BigInteger tenDigits = BigInteger.valueOf(10).pow(10);
BigInteger sum = BigInteger.ZERO;
for (int i= 1; i <= 1000; i++) {
BigInteger bi = BigInteger.valueOf(i);
sum = sum.add(bi.modPow(bi, tenDigits));
}
sum = sum.mod(tenDigits);
modPow is more efficient than pow with mod seperately as it doesn't have to calculate very large numbers, only the result of the mod.
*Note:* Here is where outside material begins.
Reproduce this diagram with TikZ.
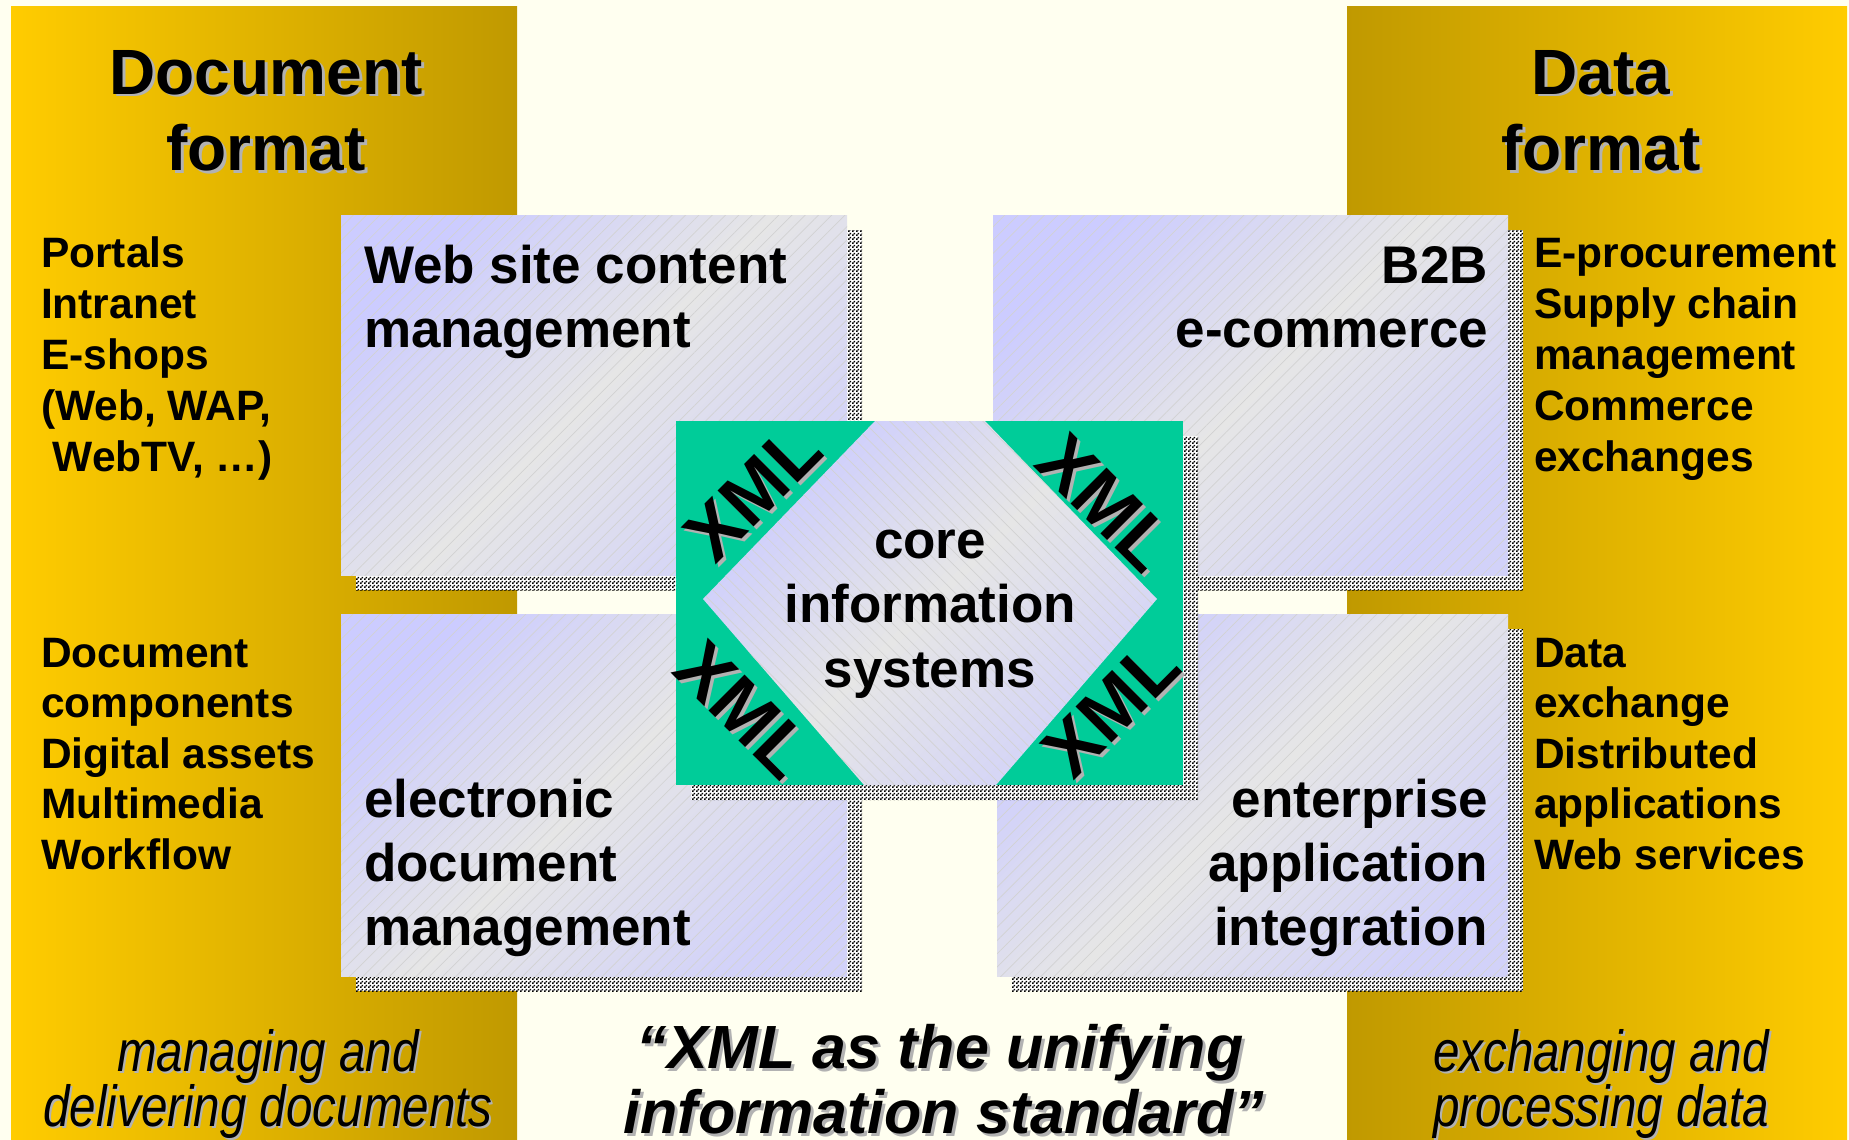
\documentclass[tikz,border=0pt]{standalone}
\usepackage{fontspec}
\setmainfont{Liberation Sans}
\newfontfamily\narrowsans[FakeStretch=0.82]{Liberation Sans}
\usetikzlibrary{calc,patterns,patterns.meta}

\definecolor{ivory}{RGB}{255,255,240}
\definecolor{goldlight}{RGB}{255,204,0}
\definecolor{golddark}{RGB}{192,153,0}
\definecolor{lavender}{RGB}{204,204,255}
\definecolor{softgray}{RGB}{230,230,230}
\definecolor{xmlgreen}{RGB}{0,204,153}
\definecolor{shadowgray}{RGB}{178,178,178}

% fine black/white dither used for drop shadows
\pgfdeclarepatternformonly{finecheck}{\pgfpointorigin}{\pgfpoint{2pt}{2pt}}{\pgfpoint{2pt}{2pt}}{%
  \pgfpathrectangle{\pgfpointorigin}{\pgfpoint{1pt}{1pt}}%
  \pgfpathrectangle{\pgfpoint{1pt}{1pt}}{\pgfpoint{1pt}{1pt}}%
  \pgfusepath{fill}}

\tikzset{
  every node/.style={inner sep=0pt, outer sep=0pt},
  panelL/.style={left color=goldlight, right color=golddark},
  panelR/.style={left color=golddark, right color=goldlight},
  cardshade/.style={top color=lavender, bottom color=lavender!75!softgray,
                    middle color=softgray, shading angle=45},
  cardhatch/.style={pattern={Lines[angle=45,distance=4.7pt,line width=0.35pt]},
                    pattern color=gray!35},
  corehatch/.style={pattern={Lines[angle=-45,distance=4.7pt,line width=0.35pt]},
                    pattern color=gray!35},
  dither/.style={pattern=finecheck, pattern color=black},
  headline/.style={font=\fontsize{32}{38}\selectfont\bfseries, anchor=base},
  listitem/.style={font=\fontsize{21.25}{25}\selectfont\bfseries, anchor=base west},
  cardtext/.style={font=\fontsize{26.5}{32}\selectfont\bfseries},
  xmltag/.style={font=\fontsize{37}{44}\selectfont\bfseries},
  remark/.style={font=\narrowsans\itshape\fontsize{29}{30}\selectfont, anchor=base},
  motto/.style={font=\fontsize{30.5}{32}\selectfont\bfseries\itshape, anchor=base},
}

% card with dithered drop shadow, gradient fill and fine hatching
\newcommand\card[2]{%
  \fill[white, shift={(15,15)}] #1 rectangle #2;
  \fill[dither, shift={(15,15)}] #1 rectangle #2;
  \shade[cardshade] #1 rectangle #2;
  \fill[cardhatch] #1 rectangle #2;
}

% text with a grey offset shadow: name, style, position, offset, text
\newcommand\shadowed[5]{%
  \node[#2, text=shadowgray] (#1-sh) at ($#3+(#4,#4)$) {#5};
  \node[#2] (#1) at #3 {#5};
}

\begin{document}
\begin{tikzpicture}[x=0.5pt, y=-0.5pt]
  \clip (0,0) rectangle (1849,1140);
  \fill[ivory] (0,0) rectangle (1849,1140);

  % side panels
  \shade[panelL] (11,6) rectangle (517,1140);
  \shade[panelR] (1347,6) rectangle (1847,1140);

  % panel headings
  \shadowed{docA}{headline}{(266,94)}{3}{Document}
  \shadowed{docB}{headline}{(266,170)}{3}{format}
  \shadowed{datA}{headline}{(1601,94)}{3}{Data}
  \shadowed{datB}{headline}{(1601,170)}{3}{format}

  % application areas
  \card{(341,215)}{(847,575)}
  \card{(993,215)}{(1508,575)}
  \card{(341,614)}{(847,976)}
  \card{(997,614)}{(1508,976)}

  \node[cardtext, anchor=base west] (web1) at (364,283) {Web site content};
  \node[cardtext, anchor=base west] (web2) at (364,347) {management};
  \node[cardtext, anchor=base east] (b2b1) at (1488,283) {B2B};
  \node[cardtext, anchor=base east] (b2b2) at (1488,347) {e-commerce};
  \node[cardtext, anchor=base west] (edm1) at (364,817) {electronic};
  \node[cardtext, anchor=base west] (edm2) at (364,881) {document};
  \node[cardtext, anchor=base west] (edm3) at (364,945) {management};
  \node[cardtext, anchor=base east] (eai1) at (1488,817) {enterprise};
  \node[cardtext, anchor=base east] (eai2) at (1488,881) {application};
  \node[cardtext, anchor=base east] (eai3) at (1488,945) {integration};

  % side lists
  \foreach \t [count=\i] in {Portals, Intranet, E-shops, {(Web, WAP,}, {\ WebTV, …)}}
    \node[listitem] (lu\i) at (41,{267+(\i-1)*51.2}) {\t};
  \foreach \t [count=\i] in {Document, components, Digital assets, Multimedia, Workflow}
    \node[listitem] (ll\i) at (41,{667+(\i-1)*50.6}) {\t};
  \foreach \t [count=\i] in {E-procurement, Supply chain, management, Commerce, exchanges}
    \node[listitem] (ru\i) at (1534,{267+(\i-1)*51.2}) {\t};
  \foreach \t [count=\i] in {Data, exchange, Distributed, applications, Web services}
    \node[listitem] (rl\i) at (1534,{667+(\i-1)*50.6}) {\t};

  % central XML block
  \fill[white, shift={(15,15)}] (676,421) rectangle (1183,785);
  \fill[dither, shift={(15,15)}] (676,421) rectangle (1183,785);
  \fill[xmlgreen] (676,421) rectangle (1183,785);
  \shade[cardshade] (703,599) -- (875,421) -- (985,421) -- (1157,599)
        -- (996,785) -- (864,785) -- cycle;
  \fill[corehatch] (703,599) -- (875,421) -- (985,421) -- (1157,599)
        -- (996,785) -- (864,785) -- cycle;

  \shadowed{xmlA}{xmltag, rotate=45}{(753,492)}{3}{XML}
  \shadowed{xmlB}{xmltag, rotate=-45}{(1106,503)}{3}{XML}
  \shadowed{xmlC}{xmltag, rotate=-45}{(744,710)}{3}{XML}
  \shadowed{xmlD}{xmltag, rotate=45}{(1111,708)}{3}{XML}

  \node[cardtext, anchor=base] (core1) at (930,558) {core};
  \node[cardtext, anchor=base] (core2) at (930,622) {information};
  \node[cardtext, anchor=base] (core3) at (930,687) {systems};

  % bottom captions
  \shadowed{capL1}{remark}{(268,1071)}{2}{managing and}
  \shadowed{capL2}{remark}{(268,1126)}{2}{delivering documents}
  \shadowed{capR1}{remark}{(1601,1071)}{2}{exchanging and}
  \shadowed{capR2}{remark}{(1601,1126)}{2}{processing data}
  \shadowed{mot1}{motto}{(940,1068)}{3}{“XML as the unifying}
  \shadowed{mot2}{motto}{(944,1133)}{3}{information standard”}
\end{tikzpicture}
\end{document}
You could use BigIntegers...
public static void main(String[] args) {
BigInteger acc = BigInteger.ZERO;
for (int k = 1; k <= 1000; k++) {
BigInteger pow = BigInteger.valueOf(k).pow(k);
acc = acc.add(pow);
}
System.out.println(acc);
}
I believe the problem comes from Project Euler, so it's not just a math problem; it should require some computation as well. I don't know how it could be solved with pencil and paper other than by duplicating the calculations a computer might make. I can't see much in the way of a purely mathematical solution. Mathematics can help us optimize the code, however.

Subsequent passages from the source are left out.